The values for 𝑓 of 𝑥 nought and 𝑓 of 𝑥 one and so on require a little more work. But we can make this as simple as possible by including a table. We recall that there will always be one more 𝑓 of 𝑥 value than the number of subintervals. So here, that’s going to be four plus one, which is five 𝑓 of 𝑥 values. The 𝑥-values themselves run from 𝑎 to 𝑏. That’s here from one to two. And the ones in between are found by repeatedly adding Δ𝑥, that’s 0.25, to 𝑎, which is one. So these values are 1.25, 1.5, and 1.75. And that gives us our four strips of width 0.25 units. We’re then going to substitute each 𝑥-value into our function.

Here, we’re going to need to make a decision on accuracy. Whilst the question tells us to use an accuracy of two decimal places, that’s only for our answer. A good rule of thumb is to use at least five decimal places. We begin with 𝑓 of one. That’s 𝑒 to the power of one over one, which is 2.71828, correct to five decimal places. We have 𝑓 of 1.25, which is 𝑒 to the power of 1.25 divided by 1.25. That’s, correct to five decimal places, 2.79227. We repeat this process for 1.5. 𝑓 of 1.5 is 2.98779. 𝑓 of 1.75 is 3.28834. And 𝑓 of two is 3.69453 rounded to five decimal places. All that’s left is to substitute what we know into our formula for the trapezoidal rule. It’s Δ𝑥 over two. That’s 0.25 over two times 𝑓 of one. That’s 2.71828 plus 𝑓 of two. That’s 3.69453 plus two lots of everything else essentially. That’s 2.79227, 2.98779, and 3.28834. That gives us 3.0687, which, correct to two decimal places, is 3.07.

It’s useful to remember that we can check whether this answer is likely to be sensible by using the integration function on our calculator. And when we do, we get 3.06 correct to two decimal places. That’s really close to the answer we got, suggesting we’ve probably performed our calculations correctly. And so an approximation to the integral evaluated between one and two of 𝑒 to the power of 𝑥 over 𝑥 d𝑥 is 3.07.

In our final example, we’re going to look at how to find the error in our approximation. It’s outside the scope of this video to look at where this comes from. But the formula we’ll use is given by. The absolute value of the error is less than or equal to 𝑚 times 𝑏 minus 𝑎 cubed over 12𝑛 squared. And this could be used when the second derivative of the function is continuous. And 𝑚 is an upper bound for the modulus of the second derivative over the closed interval 𝑎 to 𝑏.

a) For 𝑛 equals four, find the error bound for the trapezoidal rule approximation of the definite integral of one over 𝑥 evaluated between one and two. And b) How large should we take 𝑛 in order to guarantee that the trapezoidal rule approximation for the integral of one over 𝑥 between one and two is accurate to within 0.0001?
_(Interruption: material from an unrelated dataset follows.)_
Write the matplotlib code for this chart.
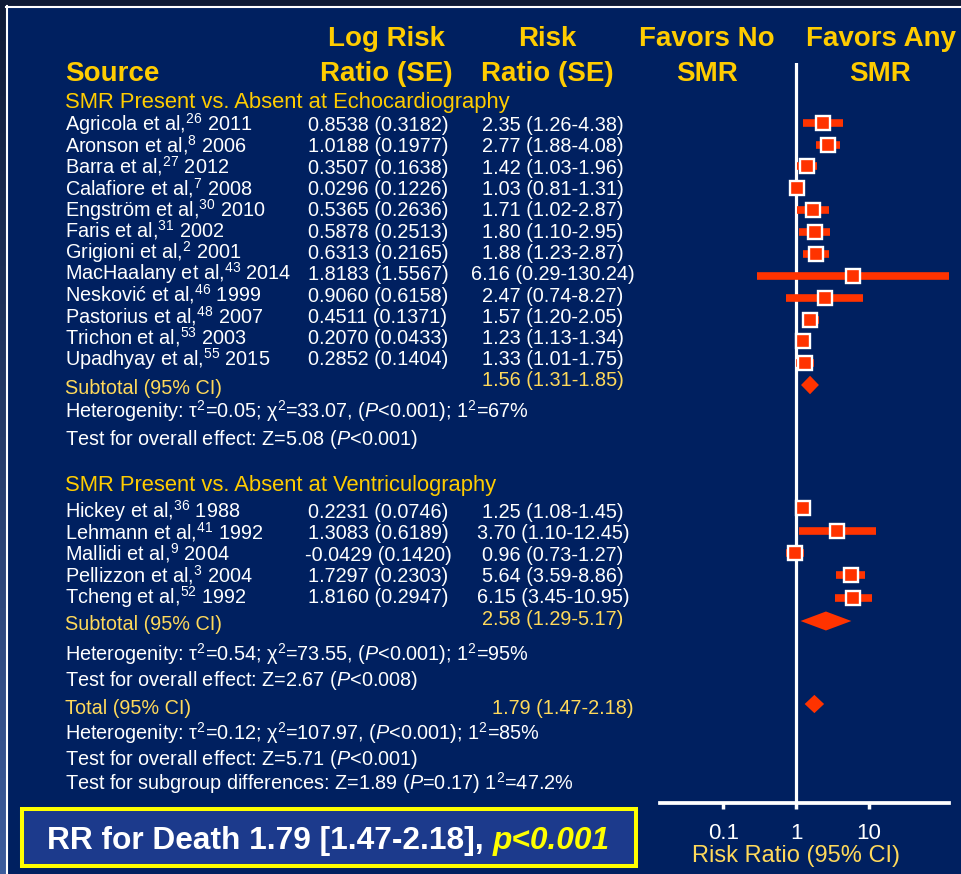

We can see that we’re going to need to work out 𝑓 double prime of 𝑥, the second derivative of the function one over 𝑥. Let’s alternatively write 𝑓 of 𝑥 as 𝑥 to the power of negative one. Then 𝑓 prime of 𝑥, the first derivative, is negative 𝑥 to the power of negative two. And 𝑓 double prime of 𝑥 is two 𝑥 to the power of negative three or two over 𝑥 cubed. We know that 𝑥 is greater than or equal to one and less than or equal to two. And that tells us that one over 𝑥 must be less than or equal to one.

So let’s consider what this tells us about the absolute value of the second derivative of 𝑓 of 𝑥. Well, it’s the absolute value of two over 𝑥 cubed. So that must be less than or equal to two over one cubed, which we know is two. So we’re going to take 𝑚 as being equal to two since this is the upper bound for the second derivative in this question. 𝑎 is one and 𝑏 equals two. And we’re told in the question that 𝑛 is equal to four. And this means the absolute value of our error is less than or equal to two times two minus one cubed over 12 times four squared, which is roughly equal to 0.01041 and so on. We can therefore say that the absolute value for the error is less than 0.01042, correct to five decimal places.

Then, for part b of this question, we’re going to use what we did in part one. This time though, we’re trying to work out the value of 𝑛. So we say that the absolute value of our error is less than or equal to two times two minus one cubed over 12 times 𝑛 squared, which simplifies to one over six 𝑛 squared. We need this to be less than 0.0001. So we form the inequality one over six 𝑛 squared is less than 0.0001. And we solve for 𝑛. By rearranging, we obtain the inequality 𝑛 squared is greater than one over 0.0006. And then we find the square root of both sides. We don’t here need to worry about the negative square root of one over 0.0006. As we know, by definition, that 𝑛 must be a positive number. So we obtain 𝑛 to be greater than 40.824. For us to be able to guarantee that the approximation is accurate to within 0.0001, we’re going to let 𝑛 be equal to 41.

In this video, we’ve learned that the trapezoidal rule approximation could be used to approximate definite integrals. We obtained the formula for the trapezoidal rule approximation as shown. And we saw that, under certain circumstances, we can establish the error involved in these approximations by using this formula.